■ DESCRIPTION OF THE TASK:
Pull out every line below that contains the word "diagram".

■ INPUT ROWS:
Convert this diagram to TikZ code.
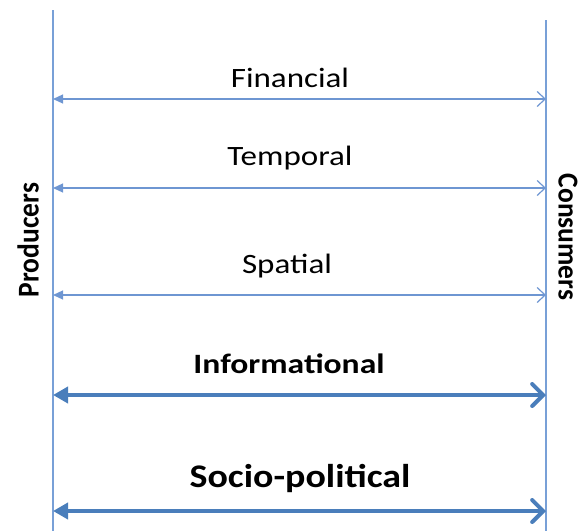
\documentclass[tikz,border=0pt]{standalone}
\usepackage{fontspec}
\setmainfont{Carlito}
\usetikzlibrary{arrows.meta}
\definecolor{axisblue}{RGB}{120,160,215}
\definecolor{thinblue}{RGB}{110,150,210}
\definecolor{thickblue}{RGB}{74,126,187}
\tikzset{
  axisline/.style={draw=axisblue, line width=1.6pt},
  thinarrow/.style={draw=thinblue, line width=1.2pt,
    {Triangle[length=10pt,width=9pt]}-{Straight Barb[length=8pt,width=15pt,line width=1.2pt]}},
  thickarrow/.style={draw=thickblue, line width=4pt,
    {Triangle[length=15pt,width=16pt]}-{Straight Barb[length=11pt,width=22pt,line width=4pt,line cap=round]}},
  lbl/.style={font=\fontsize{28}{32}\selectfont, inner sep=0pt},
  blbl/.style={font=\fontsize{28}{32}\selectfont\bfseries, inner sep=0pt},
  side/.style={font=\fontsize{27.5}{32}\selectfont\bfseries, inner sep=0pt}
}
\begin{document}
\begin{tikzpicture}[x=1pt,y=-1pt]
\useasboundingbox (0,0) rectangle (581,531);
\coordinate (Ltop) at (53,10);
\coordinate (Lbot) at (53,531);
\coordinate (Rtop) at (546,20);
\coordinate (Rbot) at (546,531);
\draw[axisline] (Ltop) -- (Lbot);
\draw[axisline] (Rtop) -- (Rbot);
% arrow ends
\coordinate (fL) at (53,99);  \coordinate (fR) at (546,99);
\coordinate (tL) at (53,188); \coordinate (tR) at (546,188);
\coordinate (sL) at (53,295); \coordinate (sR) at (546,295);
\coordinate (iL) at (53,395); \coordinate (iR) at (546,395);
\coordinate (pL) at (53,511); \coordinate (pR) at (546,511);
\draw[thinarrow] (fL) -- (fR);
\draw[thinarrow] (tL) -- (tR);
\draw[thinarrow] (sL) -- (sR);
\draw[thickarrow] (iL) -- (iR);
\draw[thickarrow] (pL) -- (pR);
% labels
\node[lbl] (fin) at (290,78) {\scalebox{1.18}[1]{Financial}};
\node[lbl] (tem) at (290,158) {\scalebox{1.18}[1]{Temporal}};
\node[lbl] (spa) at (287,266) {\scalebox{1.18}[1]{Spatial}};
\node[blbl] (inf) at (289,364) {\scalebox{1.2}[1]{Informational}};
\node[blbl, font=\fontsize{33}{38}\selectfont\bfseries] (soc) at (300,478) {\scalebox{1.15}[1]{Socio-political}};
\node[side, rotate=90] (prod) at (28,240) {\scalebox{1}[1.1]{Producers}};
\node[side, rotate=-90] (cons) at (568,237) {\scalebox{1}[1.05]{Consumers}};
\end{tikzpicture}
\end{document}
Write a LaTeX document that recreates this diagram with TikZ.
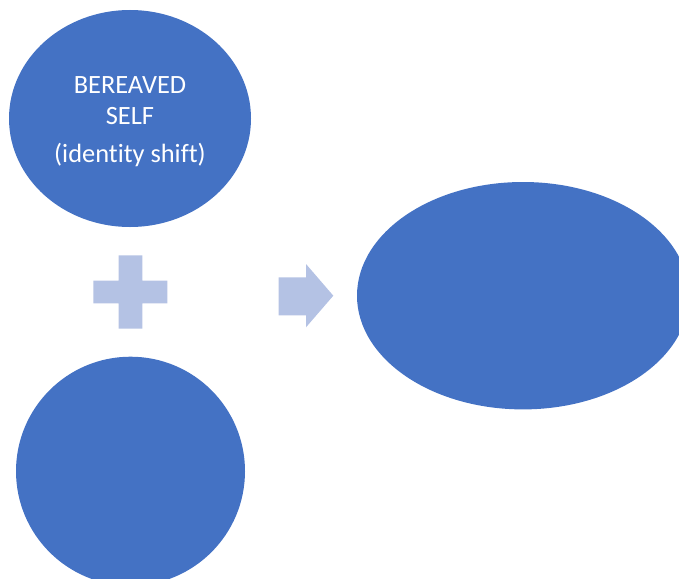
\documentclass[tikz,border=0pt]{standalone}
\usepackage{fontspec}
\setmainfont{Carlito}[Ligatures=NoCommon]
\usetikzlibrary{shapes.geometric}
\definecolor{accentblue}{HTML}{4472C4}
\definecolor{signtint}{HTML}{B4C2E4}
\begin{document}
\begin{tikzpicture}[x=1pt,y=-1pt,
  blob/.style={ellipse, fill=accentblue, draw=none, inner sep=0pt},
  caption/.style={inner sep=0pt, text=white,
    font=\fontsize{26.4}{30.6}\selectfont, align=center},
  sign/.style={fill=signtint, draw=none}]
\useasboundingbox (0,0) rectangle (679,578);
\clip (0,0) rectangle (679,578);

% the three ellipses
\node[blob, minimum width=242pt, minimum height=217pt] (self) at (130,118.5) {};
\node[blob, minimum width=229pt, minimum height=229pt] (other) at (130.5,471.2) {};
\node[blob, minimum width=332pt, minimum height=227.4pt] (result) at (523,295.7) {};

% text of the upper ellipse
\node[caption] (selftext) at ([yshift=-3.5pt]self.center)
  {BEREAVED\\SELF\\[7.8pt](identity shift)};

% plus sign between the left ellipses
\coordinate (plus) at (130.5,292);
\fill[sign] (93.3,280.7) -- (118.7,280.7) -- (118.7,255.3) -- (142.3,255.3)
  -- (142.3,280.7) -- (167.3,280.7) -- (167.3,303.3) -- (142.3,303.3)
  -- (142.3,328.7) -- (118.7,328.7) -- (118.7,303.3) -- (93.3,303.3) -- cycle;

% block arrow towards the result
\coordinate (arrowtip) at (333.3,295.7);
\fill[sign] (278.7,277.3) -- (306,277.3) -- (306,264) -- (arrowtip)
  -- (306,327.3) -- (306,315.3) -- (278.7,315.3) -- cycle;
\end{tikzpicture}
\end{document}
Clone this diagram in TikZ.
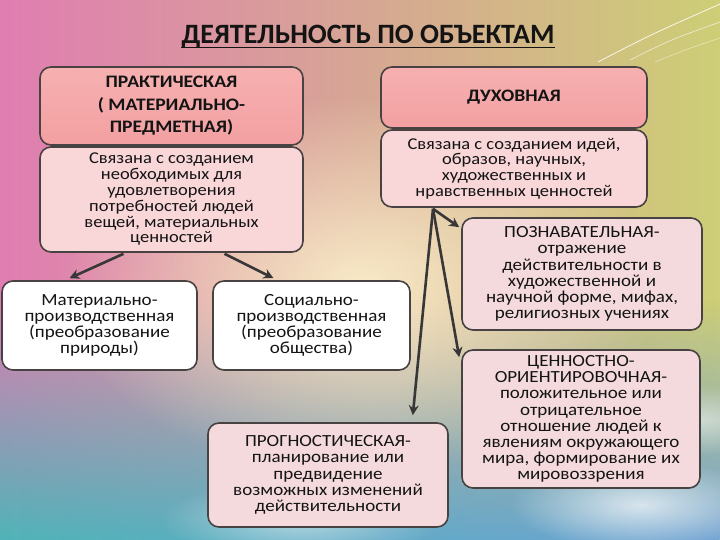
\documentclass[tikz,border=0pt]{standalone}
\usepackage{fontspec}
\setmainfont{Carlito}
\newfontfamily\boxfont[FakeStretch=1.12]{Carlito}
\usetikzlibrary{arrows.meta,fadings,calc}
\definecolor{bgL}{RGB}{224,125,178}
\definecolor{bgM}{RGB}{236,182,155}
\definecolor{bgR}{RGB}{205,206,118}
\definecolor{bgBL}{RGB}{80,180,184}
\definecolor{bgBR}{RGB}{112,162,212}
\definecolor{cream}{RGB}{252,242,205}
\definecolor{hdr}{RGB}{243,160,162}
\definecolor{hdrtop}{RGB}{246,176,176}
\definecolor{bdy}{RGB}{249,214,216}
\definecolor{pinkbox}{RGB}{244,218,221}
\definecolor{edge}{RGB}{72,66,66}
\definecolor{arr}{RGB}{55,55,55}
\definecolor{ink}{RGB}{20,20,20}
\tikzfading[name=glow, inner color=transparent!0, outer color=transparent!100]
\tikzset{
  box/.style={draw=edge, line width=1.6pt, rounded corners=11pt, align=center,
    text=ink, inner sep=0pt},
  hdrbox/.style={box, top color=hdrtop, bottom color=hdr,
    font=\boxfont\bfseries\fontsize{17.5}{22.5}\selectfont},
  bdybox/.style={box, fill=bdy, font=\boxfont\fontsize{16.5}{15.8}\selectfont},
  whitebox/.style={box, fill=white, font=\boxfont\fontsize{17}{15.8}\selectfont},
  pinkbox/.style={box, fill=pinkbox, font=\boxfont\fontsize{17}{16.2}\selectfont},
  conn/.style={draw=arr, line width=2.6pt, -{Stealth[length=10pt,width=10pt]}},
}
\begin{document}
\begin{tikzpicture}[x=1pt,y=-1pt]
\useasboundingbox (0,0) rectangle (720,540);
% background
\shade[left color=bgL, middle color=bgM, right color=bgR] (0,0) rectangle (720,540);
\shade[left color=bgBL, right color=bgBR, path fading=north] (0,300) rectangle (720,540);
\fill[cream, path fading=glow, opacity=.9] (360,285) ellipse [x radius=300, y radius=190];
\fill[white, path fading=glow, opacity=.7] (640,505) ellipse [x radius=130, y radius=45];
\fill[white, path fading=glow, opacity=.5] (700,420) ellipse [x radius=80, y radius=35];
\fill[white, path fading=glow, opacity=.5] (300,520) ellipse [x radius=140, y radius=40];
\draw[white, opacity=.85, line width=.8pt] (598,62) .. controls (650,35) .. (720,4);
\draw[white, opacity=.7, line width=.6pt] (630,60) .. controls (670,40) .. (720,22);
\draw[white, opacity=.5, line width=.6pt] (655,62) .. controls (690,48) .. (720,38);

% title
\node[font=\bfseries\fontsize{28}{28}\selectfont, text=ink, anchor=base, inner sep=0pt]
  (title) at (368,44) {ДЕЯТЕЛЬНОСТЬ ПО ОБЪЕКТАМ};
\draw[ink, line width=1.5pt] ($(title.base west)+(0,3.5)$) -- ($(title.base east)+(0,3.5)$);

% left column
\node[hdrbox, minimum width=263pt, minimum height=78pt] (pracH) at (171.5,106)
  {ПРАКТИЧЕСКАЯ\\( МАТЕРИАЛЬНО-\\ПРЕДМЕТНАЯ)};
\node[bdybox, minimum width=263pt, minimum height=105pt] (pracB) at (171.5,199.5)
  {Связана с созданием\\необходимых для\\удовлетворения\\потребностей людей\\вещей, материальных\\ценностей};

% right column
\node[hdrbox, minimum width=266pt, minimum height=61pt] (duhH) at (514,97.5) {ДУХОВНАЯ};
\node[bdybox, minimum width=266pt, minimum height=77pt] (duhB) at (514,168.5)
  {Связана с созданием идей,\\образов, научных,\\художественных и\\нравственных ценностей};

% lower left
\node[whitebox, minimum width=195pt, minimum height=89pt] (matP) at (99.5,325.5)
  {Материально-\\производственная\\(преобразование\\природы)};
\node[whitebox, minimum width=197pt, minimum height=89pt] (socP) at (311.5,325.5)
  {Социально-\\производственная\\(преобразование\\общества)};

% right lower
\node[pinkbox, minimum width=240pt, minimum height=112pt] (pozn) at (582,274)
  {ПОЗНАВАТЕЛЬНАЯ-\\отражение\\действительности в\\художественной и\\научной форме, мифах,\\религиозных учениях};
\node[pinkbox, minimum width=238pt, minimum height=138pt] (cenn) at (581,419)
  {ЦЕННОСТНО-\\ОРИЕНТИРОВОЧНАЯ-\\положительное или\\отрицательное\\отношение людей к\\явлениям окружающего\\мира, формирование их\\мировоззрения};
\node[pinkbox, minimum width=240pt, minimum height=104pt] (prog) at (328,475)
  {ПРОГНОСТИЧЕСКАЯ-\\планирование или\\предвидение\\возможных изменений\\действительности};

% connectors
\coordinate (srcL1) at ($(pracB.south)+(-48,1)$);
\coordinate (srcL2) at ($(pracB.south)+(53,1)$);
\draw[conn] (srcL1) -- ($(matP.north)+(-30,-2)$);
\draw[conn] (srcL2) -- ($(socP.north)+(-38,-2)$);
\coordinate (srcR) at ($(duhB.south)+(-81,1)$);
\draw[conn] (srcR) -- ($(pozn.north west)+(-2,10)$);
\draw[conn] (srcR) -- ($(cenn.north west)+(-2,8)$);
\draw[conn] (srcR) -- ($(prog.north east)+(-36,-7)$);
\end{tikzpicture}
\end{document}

■ THE OUTPUT:
Convert this diagram to TikZ code.
Write a LaTeX document that recreates this diagram with TikZ.
Clone this diagram in TikZ.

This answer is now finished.